Minister of Finance Nguyen Van Thang presented the Report on the acceptance, explanation, and revision of the draft Law amending and supplementing a number of articles of the Law on Public Debt Management.
On the afternoon of December 10th, the National Assembly voted to approve the Law amending and supplementing a number of articles of the Law on Public Debt Management, with 432 out of 433 delegates voting in favor, reaching 91.33%.
This amendment to the law is considered a significant step forward in public financial management, creating greater flexibility in debt policy management and improving the efficiency of loan utilization, especially ODA and concessional foreign loans.
We will incorporate as much feedback as possible and revise the draft to ensure legal consistency.
Presenting the report on the acceptance, explanation, and revision of the draft law, Minister of Finance Nguyen Van Thang stated that the Government had thoroughly reviewed and incorporated as many opinions as possible from National Assembly deputies, while ensuring the draft was consistent and in line with the current legal system. The adjustments focused on improving the public debt management mechanism towards a more modern, flexible, and transparent approach.
A key new feature of the draft law is the addition of authority to the Government in managing guarantee limits. Accordingly, the Government can decide in cases where the guarantee limit may exceed the previous year's GDP growth, helping to proactively address capital requirements in the context of a volatile economy.
In addition, the law mandates the Government to regulate the detailed process of preparing, approving, and publishing the annual public debt borrowing and repayment plan, contributing to improved discipline, transparency, and predictability.
Streamline procedures for ODA and concessional loans to expedite disbursement.
The draft law aims to streamline several processes and procedures related to ODA and concessional foreign loans, thereby accelerating disbursement and increasing access to these funds. Specifically, it eliminates one step requiring review by the Ministry of Foreign Affairs and the Ministry of Justice; and simplifies the process of seeking opinions from ministries and agencies when proposing international loan agreements. These procedural reforms reduce waiting times and increase the ability of ministries, agencies, and localities to mobilize capital.
The amended law allows for the expansion of entities eligible to propose loans, including central ministries and agencies, provincial People's Committees, and state-owned enterprises, while also extending the eligibility for enterprises with more than 50% state capital to propose loans. This regulation aims to increase access to ODA and preferential loans for key production and business units of the economy, creating further impetus for development.
The supplementary law stipulates that the Ministry of Finance is tasked with building a unified public debt database, promoting the application of technology and digital transformation, and requiring monthly public debt reports to increase transparency and oversight.

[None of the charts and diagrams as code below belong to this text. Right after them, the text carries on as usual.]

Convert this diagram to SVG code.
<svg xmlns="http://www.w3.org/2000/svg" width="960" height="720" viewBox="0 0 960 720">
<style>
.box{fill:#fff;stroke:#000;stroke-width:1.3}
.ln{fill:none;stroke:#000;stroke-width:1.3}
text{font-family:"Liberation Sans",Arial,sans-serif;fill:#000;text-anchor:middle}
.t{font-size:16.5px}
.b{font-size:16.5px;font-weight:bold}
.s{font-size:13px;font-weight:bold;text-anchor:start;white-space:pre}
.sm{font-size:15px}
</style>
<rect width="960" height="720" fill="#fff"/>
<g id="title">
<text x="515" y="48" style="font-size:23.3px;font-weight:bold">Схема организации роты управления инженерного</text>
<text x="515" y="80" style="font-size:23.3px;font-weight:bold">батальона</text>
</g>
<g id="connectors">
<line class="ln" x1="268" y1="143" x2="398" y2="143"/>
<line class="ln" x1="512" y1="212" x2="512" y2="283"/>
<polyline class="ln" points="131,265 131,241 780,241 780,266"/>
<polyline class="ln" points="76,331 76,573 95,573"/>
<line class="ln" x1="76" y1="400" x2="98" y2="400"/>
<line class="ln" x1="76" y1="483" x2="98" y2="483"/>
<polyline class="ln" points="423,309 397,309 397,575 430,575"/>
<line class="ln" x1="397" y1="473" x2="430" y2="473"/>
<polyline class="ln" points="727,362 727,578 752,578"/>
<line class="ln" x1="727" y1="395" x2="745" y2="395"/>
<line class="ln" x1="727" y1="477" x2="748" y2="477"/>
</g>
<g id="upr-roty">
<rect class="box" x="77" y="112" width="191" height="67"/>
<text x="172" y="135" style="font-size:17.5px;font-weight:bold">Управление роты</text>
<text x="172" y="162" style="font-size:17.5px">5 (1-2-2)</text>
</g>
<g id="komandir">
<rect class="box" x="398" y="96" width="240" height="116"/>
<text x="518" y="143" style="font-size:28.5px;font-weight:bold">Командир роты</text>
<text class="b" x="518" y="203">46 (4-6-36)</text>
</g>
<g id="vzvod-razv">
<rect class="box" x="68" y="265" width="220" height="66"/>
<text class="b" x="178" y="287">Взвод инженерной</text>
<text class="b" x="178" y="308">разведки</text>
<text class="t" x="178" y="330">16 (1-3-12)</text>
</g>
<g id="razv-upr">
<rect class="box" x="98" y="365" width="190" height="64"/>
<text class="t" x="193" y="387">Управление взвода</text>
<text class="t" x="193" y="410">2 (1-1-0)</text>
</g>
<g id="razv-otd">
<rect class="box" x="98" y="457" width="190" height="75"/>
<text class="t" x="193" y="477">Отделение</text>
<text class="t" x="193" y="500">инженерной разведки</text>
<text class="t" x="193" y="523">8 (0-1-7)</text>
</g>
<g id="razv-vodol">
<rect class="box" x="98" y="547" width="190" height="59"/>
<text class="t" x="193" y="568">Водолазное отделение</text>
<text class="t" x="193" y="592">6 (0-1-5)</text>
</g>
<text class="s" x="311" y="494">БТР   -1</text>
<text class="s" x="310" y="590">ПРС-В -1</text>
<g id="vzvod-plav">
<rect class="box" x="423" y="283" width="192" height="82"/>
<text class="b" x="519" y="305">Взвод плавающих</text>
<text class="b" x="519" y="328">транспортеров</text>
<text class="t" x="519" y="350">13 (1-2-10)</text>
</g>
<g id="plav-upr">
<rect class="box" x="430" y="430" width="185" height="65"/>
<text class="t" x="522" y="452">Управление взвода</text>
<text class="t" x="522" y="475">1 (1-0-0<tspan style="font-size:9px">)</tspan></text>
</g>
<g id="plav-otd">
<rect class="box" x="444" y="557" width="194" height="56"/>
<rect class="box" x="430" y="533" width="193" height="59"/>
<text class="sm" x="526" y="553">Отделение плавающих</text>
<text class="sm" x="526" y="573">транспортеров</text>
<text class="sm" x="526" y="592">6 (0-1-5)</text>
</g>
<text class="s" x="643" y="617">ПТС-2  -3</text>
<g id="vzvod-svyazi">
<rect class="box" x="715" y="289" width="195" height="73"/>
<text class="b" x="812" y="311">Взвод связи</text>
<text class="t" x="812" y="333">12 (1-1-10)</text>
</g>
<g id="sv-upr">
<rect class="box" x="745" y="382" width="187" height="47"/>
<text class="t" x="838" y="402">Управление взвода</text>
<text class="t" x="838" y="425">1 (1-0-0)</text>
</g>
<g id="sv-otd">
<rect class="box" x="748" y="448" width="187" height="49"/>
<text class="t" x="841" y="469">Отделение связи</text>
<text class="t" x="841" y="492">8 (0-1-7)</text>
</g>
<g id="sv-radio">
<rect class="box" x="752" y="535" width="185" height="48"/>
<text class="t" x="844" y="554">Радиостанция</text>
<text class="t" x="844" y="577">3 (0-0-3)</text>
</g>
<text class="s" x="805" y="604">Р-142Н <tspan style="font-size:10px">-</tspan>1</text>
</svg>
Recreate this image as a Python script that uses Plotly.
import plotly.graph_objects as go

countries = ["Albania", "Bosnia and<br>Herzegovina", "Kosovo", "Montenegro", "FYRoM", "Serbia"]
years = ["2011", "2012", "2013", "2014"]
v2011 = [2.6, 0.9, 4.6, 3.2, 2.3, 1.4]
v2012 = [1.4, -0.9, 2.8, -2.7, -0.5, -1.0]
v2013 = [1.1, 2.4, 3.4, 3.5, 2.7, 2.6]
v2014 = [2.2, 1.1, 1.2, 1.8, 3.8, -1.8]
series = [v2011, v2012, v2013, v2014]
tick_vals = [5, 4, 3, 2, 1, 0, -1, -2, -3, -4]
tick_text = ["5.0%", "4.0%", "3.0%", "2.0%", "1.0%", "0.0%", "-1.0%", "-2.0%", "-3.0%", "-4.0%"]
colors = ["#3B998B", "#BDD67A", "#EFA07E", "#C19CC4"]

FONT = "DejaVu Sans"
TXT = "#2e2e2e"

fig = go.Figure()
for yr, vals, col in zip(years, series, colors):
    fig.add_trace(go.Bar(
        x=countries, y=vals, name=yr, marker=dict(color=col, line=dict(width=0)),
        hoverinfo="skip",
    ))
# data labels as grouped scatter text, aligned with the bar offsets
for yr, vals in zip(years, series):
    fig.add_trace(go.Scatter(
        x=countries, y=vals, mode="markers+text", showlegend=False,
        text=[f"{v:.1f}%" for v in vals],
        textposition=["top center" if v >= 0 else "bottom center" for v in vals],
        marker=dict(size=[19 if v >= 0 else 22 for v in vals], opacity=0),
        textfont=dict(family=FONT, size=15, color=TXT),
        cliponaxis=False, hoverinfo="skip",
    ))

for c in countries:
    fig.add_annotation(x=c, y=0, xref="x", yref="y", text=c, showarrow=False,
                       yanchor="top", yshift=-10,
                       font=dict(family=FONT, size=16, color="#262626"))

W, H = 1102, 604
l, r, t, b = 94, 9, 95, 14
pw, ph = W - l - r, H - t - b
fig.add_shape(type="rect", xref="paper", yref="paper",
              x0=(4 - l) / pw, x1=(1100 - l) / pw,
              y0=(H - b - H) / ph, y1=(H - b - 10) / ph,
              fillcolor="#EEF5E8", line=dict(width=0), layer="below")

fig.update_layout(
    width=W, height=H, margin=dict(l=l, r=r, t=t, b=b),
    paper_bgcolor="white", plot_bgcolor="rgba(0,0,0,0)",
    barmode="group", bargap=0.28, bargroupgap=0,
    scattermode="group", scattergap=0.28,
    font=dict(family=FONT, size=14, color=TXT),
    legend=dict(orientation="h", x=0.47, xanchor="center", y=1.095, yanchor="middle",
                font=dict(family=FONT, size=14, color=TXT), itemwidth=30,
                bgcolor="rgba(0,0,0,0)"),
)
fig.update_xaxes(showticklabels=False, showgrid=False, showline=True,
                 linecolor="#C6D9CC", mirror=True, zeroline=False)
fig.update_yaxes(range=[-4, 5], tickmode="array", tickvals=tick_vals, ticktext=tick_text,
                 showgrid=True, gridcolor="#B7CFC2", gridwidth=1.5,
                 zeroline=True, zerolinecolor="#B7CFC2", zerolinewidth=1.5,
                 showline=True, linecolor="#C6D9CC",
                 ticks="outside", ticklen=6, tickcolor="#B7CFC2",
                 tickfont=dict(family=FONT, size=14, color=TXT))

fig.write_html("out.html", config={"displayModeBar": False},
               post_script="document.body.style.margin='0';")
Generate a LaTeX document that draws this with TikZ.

A notable new feature is the tax exemption for income from interest on government bonds, applicable to both domestic and foreign investors, which increases the attractiveness of this investment channel and supports more efficient capital mobilization for the State.
The government has also clarified issues regarding decentralization in international treaty and loan agreement negotiations; clarified the mechanism for relending and risk sharing, and relending conditions for localities; and regulated the management of government guarantees and the issuance of local government bonds. These contents have been finalized to ensure transparency, public debt safety, and compliance with international practices.